The study investigates the dynamic impact of linear and non-linear specifications of oil price shocks on macroeconomic fundamentals for an oil-importing emerging economy – India – during the period March 1991 to January 2009. The paper deploys extended vector autoregressive (VAR) model of possibly integrated processes proposed by Toda and Yamamoto, which has its advantage of application irrespective of the variables being stationary or cointegrated. The study further estimates two-state Markov regime-switch VAR model to examine regime shift behaviour of the underlying variables and its relationship. The study finds that inflation and foreign exchange reserve are greatly impacted by oil price shocks. The study also confirms that the movement in oil price is exogenous with respect to the movement of India’s macroeconomic variables and the impact of oil price shocks are asymmetric in nature with negative price shocks having more pronounced effect than positive shocks.

Notes

1. This is true by the property of k-State Markov chain process. s(t) equals some particular value, say i, depends on the past only through the most recent past value s(t – 1). (Hamilton Citation1994) Also, pi1+ pi2 + … + pik = 1.

2. Note p11 + p12 = 1.

3. As mentioned in Section 3, these variables have been considered after logarithmic transformations. Also, Table1 suggests though inf is stationary, oil, expand forex are non-stationary in nature and the first difference of these series made them stationary. Hence doil, dexp and dforex have been taken in MRS-VAR. The reason of choosing four variables are twofold: (i) a two-state MRS-VAR estimation with 7 variables would require 128 parameters to estimate, which is infeasible by estimation property as the sample size is 216; (ii) results of T&Y extended VAR causality suggest that oil price shocks have a significant impact only on inflation, exchange rate and foreign exchange reserve.

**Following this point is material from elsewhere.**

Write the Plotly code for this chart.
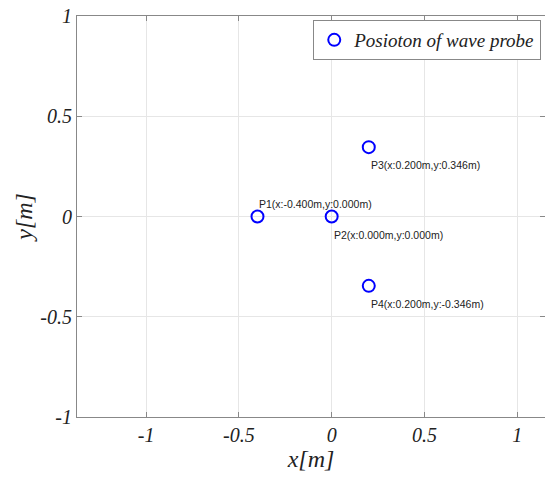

4. MS_Regress package is a set of MATLAB codes which estimate, forecast and simulate univariate and multivariate Markov regime-switching models with time-invariant probability.

5. Similarly, two states for inflation and changes in foreign exchange reserve can be defined as their high and low phases in the study period. Two states of ‘changes in exchange rate’ represent depreciation and appreciation of Indian rupee to US dollar for the underlying data.